If you just want to know which files contain a line that matches the regular expression, but don't need to actually see the line(s), then use the -l option to grep. This tells grep to simply list the names of the files (from the input argument list) that contain the regular expression. For example, you could just list the names of the files from the set above that contain at least one line with the word "Geology" using:
grep -l Geology red green blue
which would produce the output:
green
blue
If you want to filter (select) certain lines from a set of files, and don't want grep to prefix each matching line with the name of file where it was found, simply use cat to concatenate all the files together first into one data stream and pipe that to grep, for example:
cat red green blue | grep Geology
Warning: Be careful when using grep to search multiple files with output redirection. Don't ever try a command like this:
grep sometext * > textout
which may immediately fill up the disk if there are any matching lines in any of the files. Why? The problem here is that the shell first creates an empty output file textout, and then interprets the * wildcard character to match all files in the directory, including the new output file. The list of files, sorted alphabetically, is passed to grep. If grep finds any matching lines in the files before textout, it will add them to the end of the textout file. Then, when it opens textout to search it (remember, the shell ended up including textout itself in the list of files that match the * wildcard character) it will find those matching lines and append them to the end of textout, and then read those newly appended lines and append them again, ad infinitum, until the disk fills up completely.

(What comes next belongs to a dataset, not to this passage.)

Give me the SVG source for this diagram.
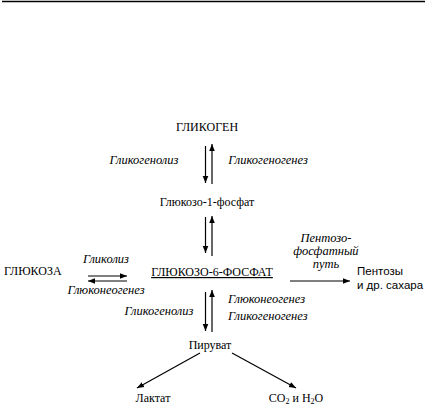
<svg xmlns="http://www.w3.org/2000/svg" width="427" height="406" viewBox="0 0 427 406" font-family="'Liberation Serif', 'DejaVu Serif', serif">
<defs>
<marker id="ah" viewBox="0 0 10 10" refX="10" refY="5" markerWidth="7" markerHeight="7" markerUnits="userSpaceOnUse" orient="auto"><path d="M0,1 L10,5 L0,9 Z" fill="#000"/></marker>
</defs>
<style>
text{font-family:'Liberation Serif','DejaVu Serif',serif;font-size:12px;fill:#000}
.c{text-anchor:middle}
.i{font-style:italic;font-size:12.5px}
.s{font-family:'Liberation Sans',Arial,sans-serif;font-size:11.5px}
line{stroke:#000;stroke-width:1.2}
.a{marker-end:url(#ah)}
</style>
<rect width="427" height="406" fill="#fff"/>
<line x1="2" y1="1.5" x2="425" y2="1.5" style="stroke-width:1.6"/>
<g id="glikogen"><text class="c" x="207" y="131">ГЛИКОГЕН</text></g>
<g id="g1f"><text class="c" x="207" y="206">Глюкозо-1-фосфат</text></g>
<g id="glukoza"><text x="4" y="275" font-size="11.5">ГЛЮКОЗА</text></g>
<g id="g6f"><text class="c" x="212" y="276" font-size="12.5" text-decoration="underline">ГЛЮКОЗО-6-ФОСФАТ</text></g>
<g id="pentozy"><text class="s" x="357" y="275">Пентозы</text><text class="s" x="357" y="289">и др. сахара</text></g>
<g id="piruvat"><text class="c" x="210" y="349">Пируват</text></g>
<g id="laktat"><text class="c" x="153" y="402">Лактат</text></g>
<g id="co2"><text class="c" x="296" y="402">CO<tspan font-size="8" dy="2">2</tspan><tspan dy="-2"> и H</tspan><tspan font-size="8" dy="2">2</tspan><tspan dy="-2">O</tspan></text></g>
<g id="connectors">
<line class="a" x1="205.5" y1="146" x2="205.5" y2="183"/>
<line class="a" x1="212" y1="184" x2="212" y2="144"/>
<text class="i c" x="144" y="164">Гликогенолиз</text>
<text class="i c" x="268" y="164">Гликогеногенез</text>
<line class="a" x1="205.5" y1="217" x2="205.5" y2="253"/>
<line class="a" x1="212" y1="256" x2="212" y2="216"/>
<line class="a" x1="88" y1="276" x2="127" y2="276"/>
<line class="a" x1="127" y1="281" x2="88" y2="281"/>
<text class="i c" x="106" y="263">Гликолиз</text>
<text class="i c" x="106" y="294">Глюконеогенез</text>
<line class="a" x1="290" y1="281" x2="350" y2="281"/>
<text class="i c" x="326" y="242">Пентозо-</text>
<text class="i c" x="326" y="255">фосфатный</text>
<text class="i c" x="326" y="268">путь</text>
<line class="a" x1="205.5" y1="292" x2="205.5" y2="331"/>
<line class="a" x1="212" y1="332" x2="212" y2="290"/>
<text class="i c" x="159" y="315">Гликогенолиз</text>
<text class="i" x="228" y="303">Глюконеогенез</text>
<text class="i" x="228" y="320">Гликогеногенез</text>
<line class="a" x1="200" y1="353" x2="137" y2="388"/>
<line class="a" x1="232" y1="353" x2="296" y2="388"/>
</g>
</svg>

On many Unix systems, there are actually several grep commands with slightly different names that are optimized for different situations. Typically, you will find these two programs in addition to standard grep. Check the online manual entries to see the special syntax for these variants.
fgrep |
A faster version that only uses fixed search strings, not regular
expressions
|
egrep |
An extended, generally faster version that handles logical
"and" or "or" of regular expressions, but cannot handle some very large files.
|